Problem: Exclude the pictures and reproduce the remaining data exactly as written.

Data shown:
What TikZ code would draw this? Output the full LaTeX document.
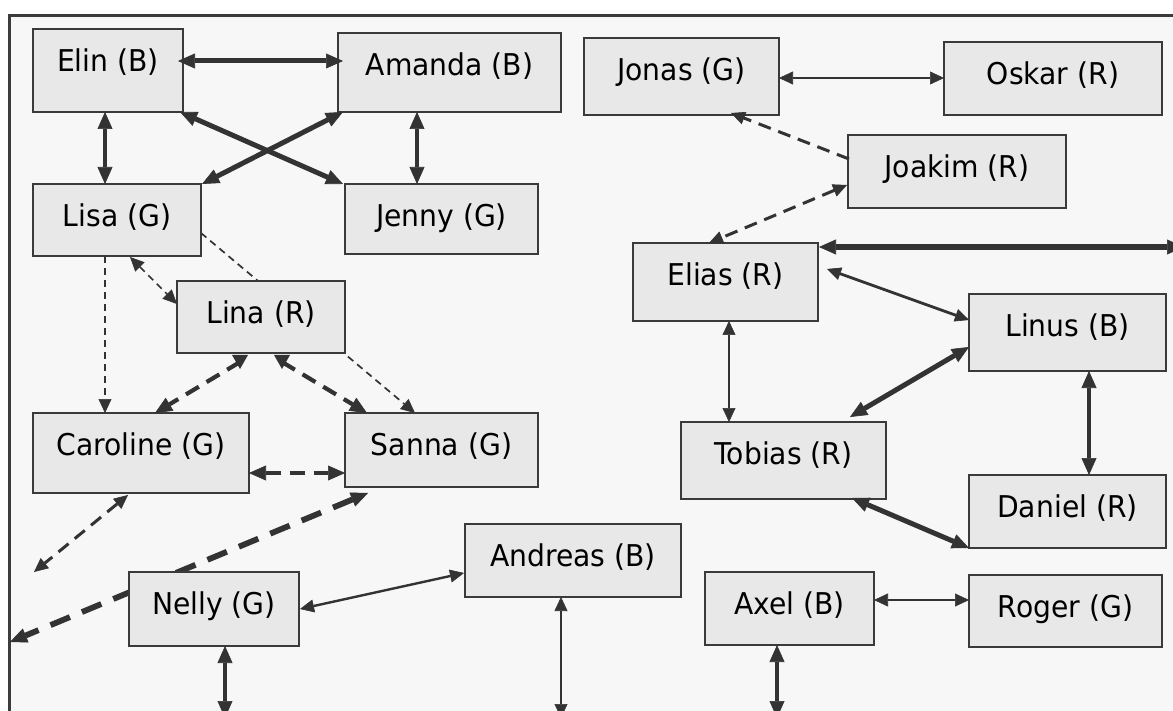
\documentclass[tikz,border=0pt]{standalone}
\usepackage{fontspec}
\setmainfont{DejaVu Sans}[FakeStretch=0.94]
\usetikzlibrary{arrows.meta,calc}
\pgfdeclarelayer{under}
\pgfsetlayers{under,main}
\definecolor{ln}{HTML}{333333}
\definecolor{boxc}{HTML}{3A3A3A}
\definecolor{boxf}{HTML}{E8E8E8}
\definecolor{bgc}{HTML}{F7F7F7}
\definecolor{framec}{HTML}{3C3C3C}
\tikzset{
  tS/.tip={Triangle[length=14pt,width=13pt,line width=0.6pt]},
  tL/.tip={Triangle[length=17pt,width=15pt,line width=0.6pt]},
  person/.style={draw=boxc, fill=boxf, line width=1.8pt, inner sep=0pt, outer sep=0pt,
    text height=42.5pt, anchor=north west, font=\fontsize{30}{36}\selectfont},
  e/.style={draw=ln, line join=miter},
  w1/.style={e, line width=2.4pt},
  w2/.style={e, line width=2.8pt},
  w4/.style={e, line width=4.2pt},
  w5/.style={e, line width=5pt},
  w6/.style={e, line width=6pt},
  dthin/.style={e, line width=1.7pt, dash pattern=on 7pt off 5pt},
  dmed/.style={e, line width=3pt, dash pattern=on 13pt off 8pt},
  dthick/.style={e, line width=4.2pt, dash pattern=on 15pt off 9pt},
  dvthick/.style={e, line width=5.8pt, dash pattern=on 21pt off 13pt},
}
\begin{document}
\begin{tikzpicture}[x=1pt,y=-1pt]
\useasboundingbox (0,0) rectangle (1173,711);
\begin{pgfonlayer}{under}
\fill[white] (0,0) rectangle (1173,711);
\draw[line width=2.6pt, draw=framec, fill=bgc] (9.5,15.3) rectangle (1200,740);
\end{pgfonlayer}

% nodes
\node[person, minimum width=150pt, text depth=40.5pt] (Elin) at (33,29) {Elin (B)};
\node[person, minimum width=223pt, text depth=36.5pt] (Amanda) at (338,33) {Amanda (B)};
\node[person, minimum width=168pt, text depth=29.5pt] (Lisa) at (33,184) {Lisa (G)};
\node[person, minimum width=193pt, text depth=27.5pt] (Jenny) at (345,184) {Jenny (G)};
\node[person, minimum width=168pt, text depth=29.5pt] (Lina) at (177,281) {Lina (R)};
\node[person, minimum width=216pt, text depth=37.5pt] (Caroline) at (33,413) {Caroline (G)};
\node[person, minimum width=193pt, text depth=31.5pt] (Sanna) at (345,413) {Sanna (G)};
\node[person, minimum width=170pt, text depth=31.5pt] (Nelly) at (129,572) {Nelly (G)};
\node[person, minimum width=216pt, text depth=30.5pt] (Andreas) at (465,524) {Andreas (B)};
\node[person, minimum width=195pt, text depth=34.5pt] (Jonas) at (584,38) {Jonas (G)};
\node[person, minimum width=218pt, text depth=30.5pt] (Oskar) at (944,42) {Oskar (R)};
\node[person, minimum width=218pt, text depth=30.5pt] (Joakim) at (848,135) {Joakim (R)};
\node[person, minimum width=185pt, text depth=35.5pt] (Elias) at (633,243) {Elias (R)};
\node[person, minimum width=197pt, text depth=34.5pt] (Linus) at (969,294) {Linus (B)};
\node[person, minimum width=205pt, text depth=34.5pt] (Tobias) at (681,422) {Tobias (R)};
\node[person, minimum width=197pt, text depth=30.5pt] (Daniel) at (969,475) {Daniel (R)};
\node[person, minimum width=169pt, text depth=30.5pt] (Axel) at (705,572) {Axel (B)};
\node[person, minimum width=193pt, text depth=29.5pt] (Roger) at (969,575) {Roger (G)};

% free ends
\coordinate (cl) at (34,572);
\coordinate (sl) at (10,642);
\coordinate (er) at (1184,247);
\coordinate (nb) at (225,718);
\coordinate (ab) at (561,718);
\coordinate (xb) at (777,718);

% connectors passing behind boxes
\begin{pgfonlayer}{under}
\draw[dthin, -{tS}] ($(Lisa.north east)+(0,49)$) -- ($(Sanna.north west)+(70,0)$);
\draw[dvthick, {tL}-{tL}] ($(Sanna.south west)+(23,6)$) -- (sl);
\end{pgfonlayer}

% connectors
\draw[w5, {tL}-{tL}] ($(Elin.north east)+(-5,32)$) -- ($(Amanda.north west)+(5,28)$);
\draw[w4, {tL}-{tL}] ($(Elin.south west)+(72,0)$) -- ($(Lisa.north west)+(72,0)$);
\draw[w5, {tL}-{tL}] ($(Elin.south east)+(-3,0)$) -- ($(Jenny.north west)+(-2,0)$);
\draw[w5, {tL}-{tL}] ($(Amanda.south west)+(5,0)$) -- ($(Lisa.north east)+(1,0)$);
\draw[w4, {tL}-{tL}] ($(Amanda.south west)+(79,0)$) -- ($(Jenny.north west)+(72,0)$);

\draw[dthin, {tS}-{tS}] ($(Lisa.south west)+(97,1)$) -- ($(Lina.north west)+(0,23)$);
\draw[dthin, -{tS}] ($(Lisa.south west)+(72,0)$) -- ($(Caroline.north west)+(72,0)$);
\draw[dthick, -{tL}] ($(Lina.south west)+(63,9)$) -- ($(Caroline.north west)+(122,0)$);
\draw[dthick, -{tL}] ($(Lina.south west)+(105,9)$) -- ($(Sanna.north west)+(22,0)$);
\fill[ln] ($(Lina.south west)+(55,2)$) -- ($(Lina.south west)+(71,2)$) -- ($(Lina.south west)+(63,16)$) -- cycle;
\fill[ln] ($(Lina.south west)+(97,2)$) -- ($(Lina.south west)+(113,2)$) -- ($(Lina.south west)+(105,16)$) -- cycle;
\draw[dthick, {tL}-{tL}] ($(Caroline.north east)+(0,60)$) -- ($(Sanna.north west)+(0,60)$);
\draw[dmed, {tS}-{tS}] ($(Caroline.south west)+(95,2)$) -- (cl);

\draw[w1, {tS}-{tS}] ($(Nelly.north east)+(1,37)$) -- ($(Andreas.north west)+(-1,49)$);
\draw[w4, {tL}-{tL}] ($(Nelly.south west)+(96,0)$) -- (nb);
\draw[w1, {tS}-{tS}] ($(Andreas.south west)+(96,0)$) -- (ab);
\draw[w4, {tL}-{tL}] ($(Axel.south west)+(72,0)$) -- (xb);
\draw[w1, {tS}-{tS}] ($(Axel.north east)+(0,28)$) -- ($(Roger.north west)+(0,25)$);

\draw[w1, {tS}-{tS}] ($(Jonas.north east)+(0,40)$) -- ($(Oskar.north west)+(0,36)$);
\draw[dmed, -{tS}] ($(Joakim.north west)+(1,24)$) -- ($(Jonas.south west)+(147,-2)$);
\draw[dmed, {tS}-{tS}] ($(Joakim.north west)+(-1,50)$) -- ($(Elias.north west)+(76,0)$);
\draw[w6, {tL}-{tL}] ($(Elias.north east)+(1,4)$) -- (er);
\draw[w2, {tS}-{tS}] ($(Elias.north east)+(9,26)$) -- ($(Linus.north west)+(0,26)$);
\draw[w1, {tS}-{tS}] ($(Elias.south west)+(96,0)$) -- ($(Tobias.north west)+(48,0)$);
\draw[w5, {tL}-{tL}] ($(Linus.north west)+(0,53)$) -- ($(Tobias.north east)+(-36,-5)$);
\draw[w4, {tL}-{tL}] ($(Linus.south west)+(120,0)$) -- ($(Daniel.north west)+(120,0)$);
\draw[w5, {tL}-{tL}] ($(Tobias.south east)+(-34,-1)$) -- (Daniel.south west);
\end{tikzpicture}
\end{document}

Task result:
What TikZ code would draw this? Output the full LaTeX document.
\documentclass[tikz,border=0pt]{standalone}
\usepackage{fontspec}
\setmainfont{DejaVu Sans}[FakeStretch=0.94]
\usetikzlibrary{arrows.meta,calc}
\pgfdeclarelayer{under}
\pgfsetlayers{under,main}
\definecolor{ln}{HTML}{333333}
\definecolor{boxc}{HTML}{3A3A3A}
\definecolor{boxf}{HTML}{E8E8E8}
\definecolor{bgc}{HTML}{F7F7F7}
\definecolor{framec}{HTML}{3C3C3C}
\tikzset{
  tS/.tip={Triangle[length=14pt,width=13pt,line width=0.6pt]},
  tL/.tip={Triangle[length=17pt,width=15pt,line width=0.6pt]},
  person/.style={draw=boxc, fill=boxf, line width=1.8pt, inner sep=0pt, outer sep=0pt,
    text height=42.5pt, anchor=north west, font=\fontsize{30}{36}\selectfont},
  e/.style={draw=ln, line join=miter},
  w1/.style={e, line width=2.4pt},
  w2/.style={e, line width=2.8pt},
  w4/.style={e, line width=4.2pt},
  w5/.style={e, line width=5pt},
  w6/.style={e, line width=6pt},
  dthin/.style={e, line width=1.7pt, dash pattern=on 7pt off 5pt},
  dmed/.style={e, line width=3pt, dash pattern=on 13pt off 8pt},
  dthick/.style={e, line width=4.2pt, dash pattern=on 15pt off 9pt},
  dvthick/.style={e, line width=5.8pt, dash pattern=on 21pt off 13pt},
}
\begin{document}
\begin{tikzpicture}[x=1pt,y=-1pt]
\useasboundingbox (0,0) rectangle (1173,711);
\begin{pgfonlayer}{under}
\fill[white] (0,0) rectangle (1173,711);
\draw[line width=2.6pt, draw=framec, fill=bgc] (9.5,15.3) rectangle (1200,740);
\end{pgfonlayer}

% nodes
\node[person, minimum width=150pt, text depth=40.5pt] (Elin) at (33,29) {Elin (B)};
\node[person, minimum width=223pt, text depth=36.5pt] (Amanda) at (338,33) {Amanda (B)};
\node[person, minimum width=168pt, text depth=29.5pt] (Lisa) at (33,184) {Lisa (G)};
\node[person, minimum width=193pt, text depth=27.5pt] (Jenny) at (345,184) {Jenny (G)};
\node[person, minimum width=168pt, text depth=29.5pt] (Lina) at (177,281) {Lina (R)};
\node[person, minimum width=216pt, text depth=37.5pt] (Caroline) at (33,413) {Caroline (G)};
\node[person, minimum width=193pt, text depth=31.5pt] (Sanna) at (345,413) {Sanna (G)};
\node[person, minimum width=170pt, text depth=31.5pt] (Nelly) at (129,572) {Nelly (G)};
\node[person, minimum width=216pt, text depth=30.5pt] (Andreas) at (465,524) {Andreas (B)};
\node[person, minimum width=195pt, text depth=34.5pt] (Jonas) at (584,38) {Jonas (G)};
\node[person, minimum width=218pt, text depth=30.5pt] (Oskar) at (944,42) {Oskar (R)};
\node[person, minimum width=218pt, text depth=30.5pt] (Joakim) at (848,135) {Joakim (R)};
\node[person, minimum width=185pt, text depth=35.5pt] (Elias) at (633,243) {Elias (R)};
\node[person, minimum width=197pt, text depth=34.5pt] (Linus) at (969,294) {Linus (B)};
\node[person, minimum width=205pt, text depth=34.5pt] (Tobias) at (681,422) {Tobias (R)};
\node[person, minimum width=197pt, text depth=30.5pt] (Daniel) at (969,475) {Daniel (R)};
\node[person, minimum width=169pt, text depth=30.5pt] (Axel) at (705,572) {Axel (B)};
\node[person, minimum width=193pt, text depth=29.5pt] (Roger) at (969,575) {Roger (G)};

% free ends
\coordinate (cl) at (34,572);
\coordinate (sl) at (10,642);
\coordinate (er) at (1184,247);
\coordinate (nb) at (225,718);
\coordinate (ab) at (561,718);
\coordinate (xb) at (777,718);

% connectors passing behind boxes
\begin{pgfonlayer}{under}
\draw[dthin, -{tS}] ($(Lisa.north east)+(0,49)$) -- ($(Sanna.north west)+(70,0)$);
\draw[dvthick, {tL}-{tL}] ($(Sanna.south west)+(23,6)$) -- (sl);
\end{pgfonlayer}

% connectors
\draw[w5, {tL}-{tL}] ($(Elin.north east)+(-5,32)$) -- ($(Amanda.north west)+(5,28)$);
\draw[w4, {tL}-{tL}] ($(Elin.south west)+(72,0)$) -- ($(Lisa.north west)+(72,0)$);
\draw[w5, {tL}-{tL}] ($(Elin.south east)+(-3,0)$) -- ($(Jenny.north west)+(-2,0)$);
\draw[w5, {tL}-{tL}] ($(Amanda.south west)+(5,0)$) -- ($(Lisa.north east)+(1,0)$);
\draw[w4, {tL}-{tL}] ($(Amanda.south west)+(79,0)$) -- ($(Jenny.north west)+(72,0)$);

\draw[dthin, {tS}-{tS}] ($(Lisa.south west)+(97,1)$) -- ($(Lina.north west)+(0,23)$);
\draw[dthin, -{tS}] ($(Lisa.south west)+(72,0)$) -- ($(Caroline.north west)+(72,0)$);
\draw[dthick, -{tL}] ($(Lina.south west)+(63,9)$) -- ($(Caroline.north west)+(122,0)$);
\draw[dthick, -{tL}] ($(Lina.south west)+(105,9)$) -- ($(Sanna.north west)+(22,0)$);
\fill[ln] ($(Lina.south west)+(55,2)$) -- ($(Lina.south west)+(71,2)$) -- ($(Lina.south west)+(63,16)$) -- cycle;
\fill[ln] ($(Lina.south west)+(97,2)$) -- ($(Lina.south west)+(113,2)$) -- ($(Lina.south west)+(105,16)$) -- cycle;
\draw[dthick, {tL}-{tL}] ($(Caroline.north east)+(0,60)$) -- ($(Sanna.north west)+(0,60)$);
\draw[dmed, {tS}-{tS}] ($(Caroline.south west)+(95,2)$) -- (cl);

\draw[w1, {tS}-{tS}] ($(Nelly.north east)+(1,37)$) -- ($(Andreas.north west)+(-1,49)$);
\draw[w4, {tL}-{tL}] ($(Nelly.south west)+(96,0)$) -- (nb);
\draw[w1, {tS}-{tS}] ($(Andreas.south west)+(96,0)$) -- (ab);
\draw[w4, {tL}-{tL}] ($(Axel.south west)+(72,0)$) -- (xb);
\draw[w1, {tS}-{tS}] ($(Axel.north east)+(0,28)$) -- ($(Roger.north west)+(0,25)$);

\draw[w1, {tS}-{tS}] ($(Jonas.north east)+(0,40)$) -- ($(Oskar.north west)+(0,36)$);
\draw[dmed, -{tS}] ($(Joakim.north west)+(1,24)$) -- ($(Jonas.south west)+(147,-2)$);
\draw[dmed, {tS}-{tS}] ($(Joakim.north west)+(-1,50)$) -- ($(Elias.north west)+(76,0)$);
\draw[w6, {tL}-{tL}] ($(Elias.north east)+(1,4)$) -- (er);
\draw[w2, {tS}-{tS}] ($(Elias.north east)+(9,26)$) -- ($(Linus.north west)+(0,26)$);
\draw[w1, {tS}-{tS}] ($(Elias.south west)+(96,0)$) -- ($(Tobias.north west)+(48,0)$);
\draw[w5, {tL}-{tL}] ($(Linus.north west)+(0,53)$) -- ($(Tobias.north east)+(-36,-5)$);
\draw[w4, {tL}-{tL}] ($(Linus.south west)+(120,0)$) -- ($(Daniel.north west)+(120,0)$);
\draw[w5, {tL}-{tL}] ($(Tobias.south east)+(-34,-1)$) -- (Daniel.south west);
\end{tikzpicture}
\end{document}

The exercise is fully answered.